Unique Vancouver sex club is closed, at least for now

But 8x6’s coveted licence lives on for next incarnation

Club 8x6 brought people together, owner Zoll Ruskin says, but plumbing problems and a shaky business model made it time to move on. Credit: Courtesy Zoll Ruskin

To the rhythm of a bass beat reverberating through concrete walls, three women are wrestling in lingerie on a raised dais. A naked woman with a riding crop casually swats at the flanks of a well-muscled man, himself busy giving a vigorous blowjob to his friend suspended in a black nylon harness. On the couch in the corner, a woman pulls her rainbow stockinged knees to her purple-tipped hair to accommodate her date’s face between her legs, while an apparition in black latex and demon horns parades past, collared and leashed companion in tow.

Through it all dodges Zoll Ruskin, the co-owner of 8×6, brimming with energy even though it would be his last night running the club.

After three years, Ruskin closed 8×6’s doors on Oct 29, 2016.

But he promises his dream of a play space to unite Vancouver’s sex-positive, kink and fetish communities is not over. He’ll be back, he says, and soon.

The club “was monumental in galvanizing the sex-positive community in Vancouver,” Ruskin says, insisting that despite the closure, 8×6 was a successful experiment. He says he’s proud to have hosted such a variety of sex-positive groups, from men’s masturbation circles to swingers to PLUR, the burner fetish sex-positive party that closed out the club’s schedule last year.

“The model wasn’t perfect,” he admits. “It’s hard to create a business plan when you’re blazing a new trail. You can’t really predict how things are going to go.”

Ruskin says he closed the club because of inconsistent revenues and an unsustainable business model, but most importantly because of problems with the space, a refurbished parking garage at Haro and Denman Streets where floods and plumbing problems forced the last-minute cancellation of some events and required frequent repairs.

He says he’ll announce his next project early in 2017. For now he’s hanging on to the club’s most prized asset: a private member’s club licence from the City of Vancouver. The rare licence gives the holder the privilege to advertise liquor sales and sex parties at the same time, serve drinks later, and host dancing all night.

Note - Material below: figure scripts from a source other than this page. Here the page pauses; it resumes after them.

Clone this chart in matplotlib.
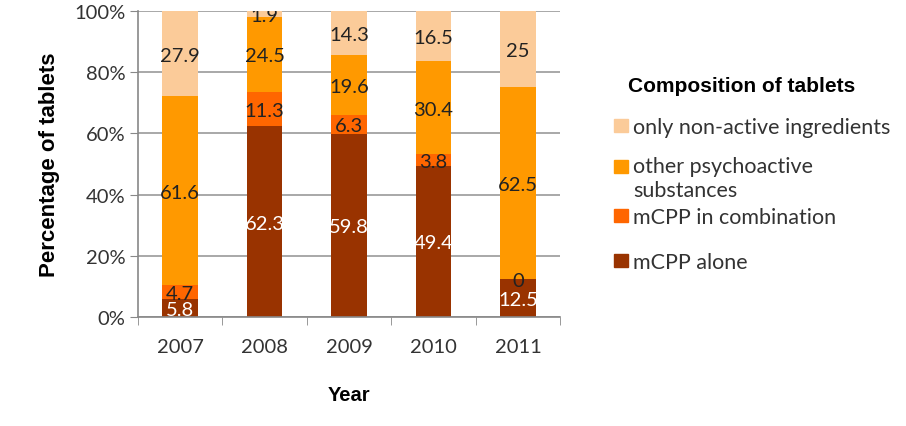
import matplotlib
matplotlib.use("Agg")
import matplotlib.pyplot as plt
import numpy as np
from matplotlib.patches import Rectangle

years = ["2007", "2008", "2009", "2010", "2011"]
mcpp_alone = [5.8, 62.3, 59.8, 49.4, 12.5]
mcpp_comb = [4.7, 11.3, 6.3, 3.8, 0]
other_psycho = [61.6, 24.5, 19.6, 30.4, 62.5]
non_active = [27.9, 1.9, 14.3, 16.5, 25]

series = [mcpp_alone, mcpp_comb, other_psycho, non_active]
names = ["mCPP alone", "mCPP in combination", "other psychoactive\nsubstances",
         "only non-active ingredients"]
colors = ["#993300", "#FF6600", "#FF9900", "#FBCB99"]
label_colors = ["white", "#222222", "#222222", "#222222"]
yticks = [0, 20, 40, 60, 80, 100]
ytick_labels = ["0%", "20%", "40%", "60%", "80%", "100%"]

lbl_font = "Lato"

fig = plt.figure(figsize=(9.06, 4.27), dpi=100)
ax = fig.add_axes([0.1523, 0.2553, 0.466, 0.7166])

x = np.arange(len(years))
bottom = np.zeros(len(years))
for vals, col, tc in zip(series, colors, label_colors):
    vals = np.array(vals, dtype=float)
    ax.bar(x, vals, 0.42, bottom=bottom, color=col, zorder=2)
    for xi, b, v in zip(x, bottom, vals):
        ax.text(xi, b + v / 2, f"{v:g}", ha="center", va="center_baseline",
                color=tc, fontsize=14.5, family=lbl_font, zorder=3, clip_on=True)
    bottom += vals

ax.set_xlim(-0.5, 4.5)
ax.set_ylim(0, 100)
ax.set_yticks(yticks)
ax.set_yticklabels(ytick_labels, family=lbl_font, fontsize=14.5, color="#333333")
ax.set_xticks(x)
ax.set_xticklabels(years, family=lbl_font, fontsize=14.5, color="#333333")
ax.set_xticks(np.arange(-0.5, 5, 1), minor=True)
ax.tick_params(axis="x", which="major", length=0, pad=15)
ax.tick_params(axis="x", which="minor", length=6, color="#888888")
ax.tick_params(axis="y", length=6, color="#888888", pad=3)
ax.yaxis.grid(True, color="#999999", linewidth=1.2, zorder=0)
ax.set_axisbelow(True)
for s in ["top", "right"]:
    ax.spines[s].set_visible(False)
for s in ["left", "bottom"]:
    ax.spines[s].set_color("#888888")
    ax.spines[s].set_linewidth(1.2)

ax.set_ylabel("Percentage of tablets", fontsize=16, fontweight="bold",
              family="Liberation Sans", labelpad=10)
ax.set_xlabel("Year", fontsize=14.5, fontweight="bold", family="Liberation Sans",
              labelpad=22)

# legend
W, H = 906, 427
fig.text(628 / W, 1 - 87 / H, "Composition of tablets", fontsize=15,
         fontweight="bold", family="Liberation Sans", va="center", ha="left")
leg_items = [(3, 127, 127), (2, 168, 178), (1, 217, 217), (0, 262, 262)]
for idx, ysq, yc in leg_items:
    fig.patches.append(Rectangle((614 / W, 1 - (ysq + 6) / H), 14 / W, 13 / H,
                                 transform=fig.transFigure, color=colors[idx]))
    fig.text(633 / W, 1 - (yc + 1) / H, names[idx], fontsize=15.5, family=lbl_font,
             color="#333333", va="center", ha="left", linespacing=1.25)

fig.savefig("out.png", dpi=100)
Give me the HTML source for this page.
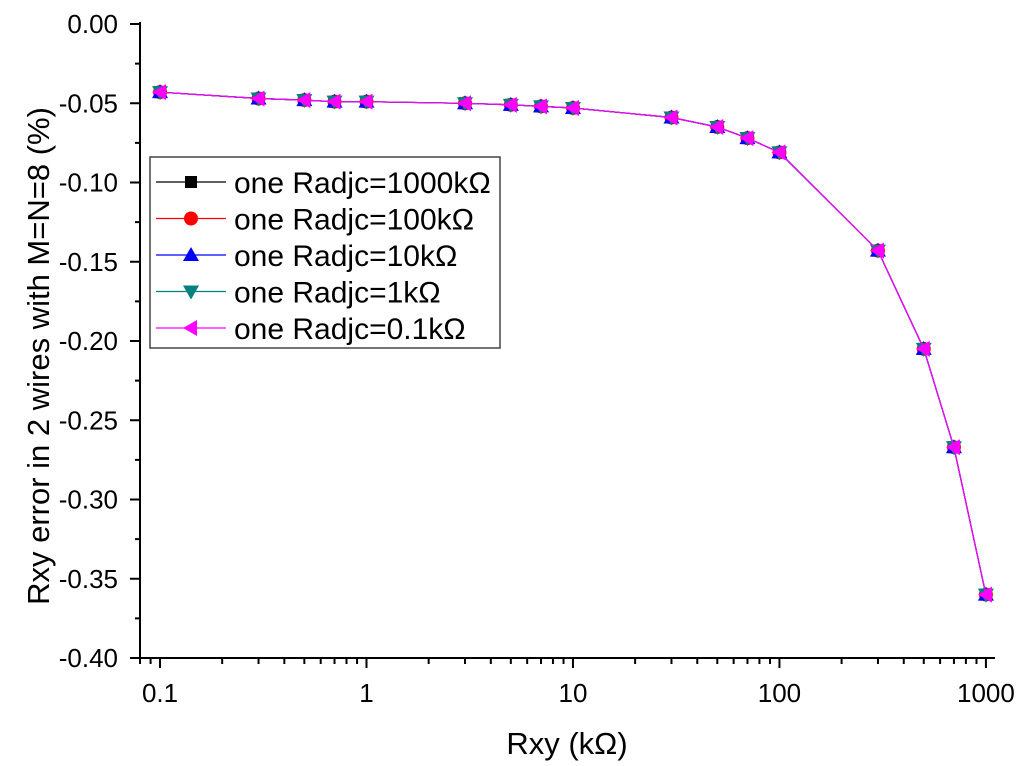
<!DOCTYPE html>
<html><head><meta charset="utf-8"><style>
body{margin:0;background:#fff;}
svg{display:block;font-family:"Liberation Sans",sans-serif;}
</style></head><body>
<svg width="1024" height="766">
<g id="axes"></g><g id="series"></g><g id="legend"></g>
</svg>
<script>
const xValues=[0.1,0.3,0.5,0.7,1,3,5,7,10,30,50,70,100,300,500,700,1000];
const series1000=[-0.043,-0.047,-0.048,-0.049,-0.049,-0.050,-0.051,-0.052,-0.053,-0.059,-0.065,-0.072,-0.081,-0.143,-0.205,-0.267,-0.360];
const series100=[-0.043,-0.047,-0.048,-0.049,-0.049,-0.050,-0.051,-0.052,-0.053,-0.059,-0.065,-0.072,-0.081,-0.143,-0.205,-0.267,-0.360];
const series10=[-0.043,-0.047,-0.048,-0.049,-0.049,-0.050,-0.051,-0.052,-0.053,-0.059,-0.065,-0.072,-0.081,-0.143,-0.205,-0.267,-0.360];
const series1=[-0.043,-0.047,-0.048,-0.049,-0.049,-0.050,-0.051,-0.052,-0.053,-0.059,-0.065,-0.072,-0.081,-0.143,-0.205,-0.267,-0.360];
const series01=[-0.043,-0.047,-0.048,-0.049,-0.049,-0.050,-0.051,-0.052,-0.053,-0.059,-0.065,-0.072,-0.081,-0.143,-0.205,-0.267,-0.360];
const yTicks=[0,-0.05,-0.10,-0.15,-0.20,-0.25,-0.30,-0.35,-0.40];
const yTickLabels=["0.00","-0.05","-0.10","-0.15","-0.20","-0.25","-0.30","-0.35","-0.40"];
const xTicks=[0.1,1,10,100,1000];
const xTickLabels=["0.1","1","10","100","1000"];
const seriesNames=["one Radjc=1000kΩ","one Radjc=100kΩ","one Radjc=10kΩ","one Radjc=1kΩ","one Radjc=0.1kΩ"];

const NS="http://www.w3.org/2000/svg";
const L=140,R=995,T=24,B=658;
const LX0=-1.097,LX1=3.044;
const xs=v=>L+(Math.log10(v)-LX0)/(LX1-LX0)*(R-L);
const ys=v=>T+(0-v)/0.40*(B-T);
function mk(tag,attrs,parent,text){const e=document.createElementNS(NS,tag);for(const k in attrs)e.setAttribute(k,attrs[k]);if(text!==undefined)e.textContent=text;parent.appendChild(e);return e;}
const axes=document.getElementById('axes');
let e;
e=mk('line',{x1:L,y1:T-2,x2:L,y2:B,stroke:'#000','stroke-width':2},axes);


e=mk('line',{x1:L,y1:B,x2:R,y2:B,stroke:'#000','stroke-width':2},axes);


yTicks.forEach((v,i)=>{
 const y=ys(v);
 mk('line',{x1:L-10,y1:y,x2:L,y2:y,stroke:'#000','stroke-width':2},axes);
 if(i<yTicks.length-1){const ym=ys(v-0.025);mk('line',{x1:L-5,y1:ym,x2:L,y2:ym,stroke:'#000','stroke-width':2},axes);}
 const t=mk('text',{x:L-22,y:y+9,'text-anchor':'end','font-size':26},axes,yTickLabels[i]);
 
 
});
for(let d=-2;d<=3;d++){for(let m=1;m<10;m++){const v=m*Math.pow(10,d);const x=xs(v);if(x<L-0.5||x>R+0.5)continue;
 const major=m===1;mk('line',{x1:x,y1:B,x2:x,y2:B+(major?10:6),stroke:'#000','stroke-width':2},axes);}}
xTicks.forEach((v,i)=>{const t=mk('text',{x:xs(v),y:B+44,'text-anchor':'middle','font-size':26},axes,xTickLabels[i]);
 
 });
e=mk('text',{x:567,y:754,'text-anchor':'middle','font-size':31},axes,'Rxy (kΩ)');


e=mk('text',{x:0,y:0,'text-anchor':'middle','font-size':31,transform:'translate(49,356) rotate(-90)'},axes,'Rxy error in 2 wires with M=N=8 (%)');



const colors=['#000','#ff0000','#0000ff','#008080','#ff00ff'];
const allSeries=[series1000,series100,series10,series1,series01];
function marker(k,x,y,p,s){
 if(k===0)return mk('rect',{x:x-s,y:y-s,width:2*s,height:2*s,fill:colors[0]},p);
 if(k===1)return mk('circle',{cx:x,cy:y,r:s+1,fill:colors[1]},p);
 if(k===2)return mk('polygon',{points:`${x},${y-s-2} ${x+s+2},${y+s} ${x-s-2},${y+s}`,fill:colors[2]},p);
 if(k===3)return mk('polygon',{points:`${x},${y+s+2} ${x+s+2},${y-s} ${x-s-2},${y-s}`,fill:colors[3]},p);
 return mk('polygon',{points:`${x-s-2},${y} ${x+s},${y-s-2} ${x+s},${y+s+2}`,fill:colors[4]},p);
}
const sg=document.getElementById('series');
allSeries.forEach((d,k)=>{
 const g=mk('g',{},sg);
 
 
 const pts=d.map((v,i)=>xs(xValues[i]).toFixed(1)+','+ys(v).toFixed(1)).join(' ');
 mk('polyline',{points:pts,fill:'none',stroke:colors[k],'stroke-width':1.2},g);
 d.forEach((v,i)=>{const m=marker(k,xs(xValues[i]),ys(v),g,6);
  
  });
});

const lg=document.getElementById('legend');


mk('rect',{x:150,y:157,width:350,height:191,fill:'#fff',stroke:'#444','stroke-width':1.5},lg);
seriesNames.forEach((n,k)=>{
 const y=182+k*36.5;
 const g=mk('g',{},lg);
 
 
 mk('line',{x1:156,y1:y,x2:226,y2:y,stroke:colors[k],'stroke-width':1.2},g);
 marker(k,191,y,g,6);
 mk('text',{x:234,y:y+11,'font-size':30},g,n);
});
</script>
</body></html>
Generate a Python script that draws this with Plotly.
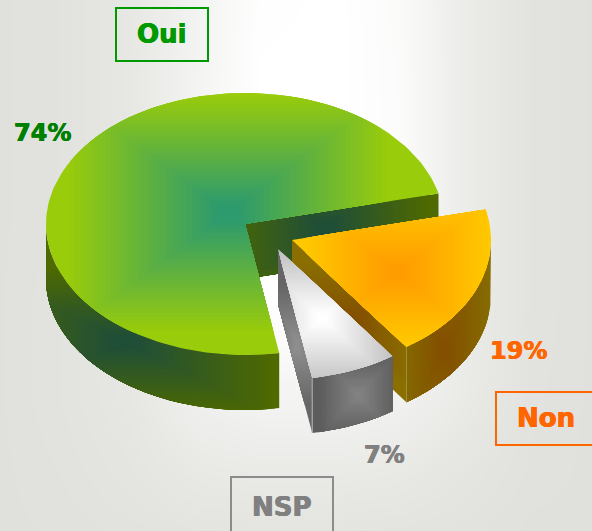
import numpy as np
import plotly.graph_objects as go

# ---- chart values
categories = ["Oui", "Non", "NSP"]
values = [74, 19, 7]
value_labels = ["74%", "19%", "7%"]
start_angle = 13.5

# ---- background whiteness grid
bg_x = [-10, 60, 130, 200, 260, 340, 400, 460, 530, 602]
bg_y = [-10, 100, 200, 300, 400, 470, 541]
bg_t = [
    [0.00, 0.05, 0.22, 0.62, 0.96, 1.00, 0.85, 0.40, 0.08, 0.00],
    [0.00, 0.05, 0.22, 0.65, 1.00, 1.00, 0.88, 0.40, 0.08, 0.00],
    [0.00, 0.05, 0.22, 0.65, 1.00, 1.00, 0.88, 0.40, 0.08, 0.00],
    [0.00, 0.08, 0.22, 0.70, 1.00, 1.00, 0.80, 0.40, 0.08, 0.00],
    [0.00, 0.08, 0.20, 0.50, 0.62, 0.62, 0.55, 0.33, 0.06, 0.00],
    [0.00, 0.05, 0.14, 0.28, 0.32, 0.32, 0.28, 0.16, 0.04, 0.00],
    [0.00, 0.02, 0.05, 0.08, 0.08, 0.08, 0.07, 0.05, 0.00, 0.00],
]

# ---- geometry and style
RX, RY, DEPTH = 199, 131, 55
apex = {"Oui": (245, 224), "Non": (292, 240), "NSP": (278, 249)}
top_style = {
    "Oui": dict(c=(228, 213), hw=162, hh=120, inner="#2e9b6e", outer="#99cc0a"),
    "Non": dict(c=(397, 272), hw=92, hh=72, inner="#ff9d00", outer="#ffc800"),
    "NSP": dict(c=(322, 318), hw=72, hh=66, inner="#ffffff", outer="#c2c2c2"),
}
rim_style = {
    "Oui": dict(c=(125, 342), hw=150, hh=75, inner="#204f38", outer="#4f6a00"),
    "Non": dict(c=(445, 350), hw=44, hh=90, inner="#845000", outer="#866c00"),
    "NSP": dict(c=(358, 395), hw=40, hh=42, inner="#828282", outer="#5c5c5c"),
}
cut_style = {
    "Oui": dict(c=(325, 228), hw=105, hh=70, inner="#204f38", outer="#4f6a00"),
    "Non": dict(c=(352, 322), hw=60, hh=60, inner="#845000", outer="#8a6f00"),
    "NSP": dict(c=(297, 345), hw=30, hh=60, inner="#8e8e8e", outer="#666666"),
}
fold_cols = {"Non": "#a38f3a", "NSP": "#b4b4b4"}
LEVELS = 36
PLATEAU = 0.08


def hex_rgb(h):
    return np.array([int(h[i:i + 2], 16) for i in (1, 3, 5)], float)


def clip_half(poly, axis, bound, keep_less):
    out = []
    n = len(poly)
    for i in range(n):
        a, b = poly[i], poly[(i + 1) % n]
        ina = a[axis] <= bound if keep_less else a[axis] >= bound
        inb = b[axis] <= bound if keep_less else b[axis] >= bound
        if ina:
            out.append(a)
        if ina != inb:
            s = (bound - a[axis]) / (b[axis] - a[axis])
            out.append((a[0] + s * (b[0] - a[0]), a[1] + s * (b[1] - a[1])))
    return out


def clip_rect(poly, x0, x1, y0, y1):
    for axis, bound, less in ((0, x0, False), (0, x1, True), (1, y0, False), (1, y1, True)):
        if not poly:
            return poly
        poly = clip_half(poly, axis, bound, less)
    return poly


fig = go.Figure()
fig.add_trace(go.Heatmap(
    x=bg_x, y=bg_y, z=bg_t, zmin=0, zmax=1, zsmooth="best", showscale=False, hoverinfo="skip",
    colorscale=[[0, "#e0e1dc"], [1, "#ffffff"]],
))


def add_poly(poly, color):
    xs = [p[0] for p in poly] + [poly[0][0]]
    ys = [p[1] for p in poly] + [poly[0][1]]
    fig.add_trace(go.Scatter(x=xs, y=ys, mode="lines", fill="toself", fillcolor=color,
                             line=dict(width=0, color=color), hoverinfo="skip", showlegend=False))


def add_gradient(poly, c, hw, hh, inner, outer):
    ci, co = hex_rgb(inner), hex_rgb(outer)
    add_poly(poly, outer)
    for k in range(LEVELS, 0, -1):
        t = k / LEVELS
        rect = clip_rect(poly, c[0] - hw * t, c[0] + hw * t, c[1] - hh * t, c[1] + hh * t)
        if len(rect) < 3:
            continue
        frac = max(0.0, (t - PLATEAU) / (1 - PLATEAU))
        col = ci + (co - ci) * frac
        add_poly(rect, "rgb(%d,%d,%d)" % tuple(col))


def arc(cx, cy, a0, a1, dy=0):
    n = max(2, int(abs(a1 - a0) / 1.5))
    return [(cx + RX * np.cos(np.radians(a)), cy + dy - RY * np.sin(np.radians(a)))
            for a in np.linspace(a0, a1, n)]


# slice angular extents: Oui runs counter-clockwise from the start angle, Non and NSP clockwise
total = sum(values)
oui0 = start_angle
oui1 = oui0 + values[0] / total * 360
non0 = oui0 - values[1] / total * 360
nsp0 = non0 - values[2] / total * 360
angles = {"Oui": (oui0, oui1), "Non": (non0, oui0), "NSP": (nsp0, non0)}

for name in categories:
    cx, cy = apex[name]
    a0, a1 = angles[name]
    # straight cut face that looks towards the viewer
    ca = (cx + RX * np.cos(np.radians(a0)), cy - RY * np.sin(np.radians(a0)))
    add_gradient([(cx, cy), ca, (ca[0], ca[1] + DEPTH), (cx, cy + DEPTH)], **cut_style[name])
    # curved rim: only the front half of the ellipse shows
    lo, hi = (180, a1) if name == "Oui" else (a0, min(a1, 0))
    rim = arc(cx, cy, lo, hi) + arc(cx, cy, hi, lo, DEPTH)
    add_gradient(rim, **rim_style[name])
    # thin light fold where the cut face meets the rim
    if name in fold_cols:
        fig.add_trace(go.Scatter(x=[ca[0], ca[0]], y=[ca[1], ca[1] + DEPTH], mode="lines",
                                 line=dict(width=1, color=fold_cols[name]),
                                 hoverinfo="skip", showlegend=False))
    # top face
    add_gradient([(cx, cy)] + arc(cx, cy, a0, a1), **top_style[name])

# ---- labels and boxes
box_lines = {"Oui": "#009900", "Non": "#ff6600", "NSP": "#8c8c8c"}
box_rects = {"Oui": (116, 8, 208, 61), "Non": (496, 392, 604, 445), "NSP": (231, 477, 333, 540)}
name_pos = {"Oui": (162, 34), "Non": (546, 418), "NSP": (282, 507)}
value_pos = {"Oui": (42, 133), "Non": (518, 351), "NSP": (384, 455)}
value_cols = {"Oui": "#008000", "Non": "#ff6600", "NSP": "#808080"}
FONT = "DejaVu Sans"
for name, label in zip(categories, value_labels):
    x0, y0, x1, y1 = box_rects[name]
    fig.add_shape(type="rect", x0=x0, y0=y0, x1=x1, y1=y1, line=dict(color=box_lines[name], width=2))
    nc = box_lines[name] if name != "NSP" else "#808080"
    fig.add_annotation(x=name_pos[name][0], y=name_pos[name][1], text="<b>%s</b>" % name, showarrow=False,
                       font=dict(family=FONT, size=26, color=nc, shadow="0.4px 0 0 %s, -0.4px 0 0 %s" % (nc, nc)))
    vc = value_cols[name]
    fig.add_annotation(x=value_pos[name][0], y=value_pos[name][1], text="<b>%s</b>" % label, showarrow=False,
                       font=dict(family=FONT, size=24, color=vc, shadow="0.4px 0 0 %s, -0.4px 0 0 %s" % (vc, vc)))

fig.update_layout(
    width=592, height=531, margin=dict(l=0, r=0, t=0, b=0),
    paper_bgcolor="#e0e1dc", plot_bgcolor="#e0e1dc", showlegend=False,
    xaxis=dict(range=[0, 592], visible=False, fixedrange=True),
    yaxis=dict(range=[531, 0], visible=False, fixedrange=True),
)
fig.write_html("out.html", config={"displayModeBar": False},
               post_script="document.body.style.margin='0';document.body.style.overflow='hidden';")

Ruskin opened 8×6 with his business partner Peter Pavlovic in the summer of 2013 in the location that once housed the historic Denman Station Club. For a year they survived in a legal grey zone, licensed awkwardly as a fitness club. Then, in the fall of 2014, The National Post published a breathless editorial about 8×6 hosting masturbation parties within blocks of a school and a library, and deriding Vancouver for its permissiveness. The city responded by tacitly backing 8×6, giving them a coveted private club licence and telling the Post that whatever happened inside was “not our department.”

Despite the end of 8×6, Ruskin says there is still plenty of community support for a sex-positive venue, and that he has had nothing but good relationships with the police and the city.

“Really at the end of the day it was: do we continue going around in circles like this, or do we make a decision to close and start 2.0,” he says.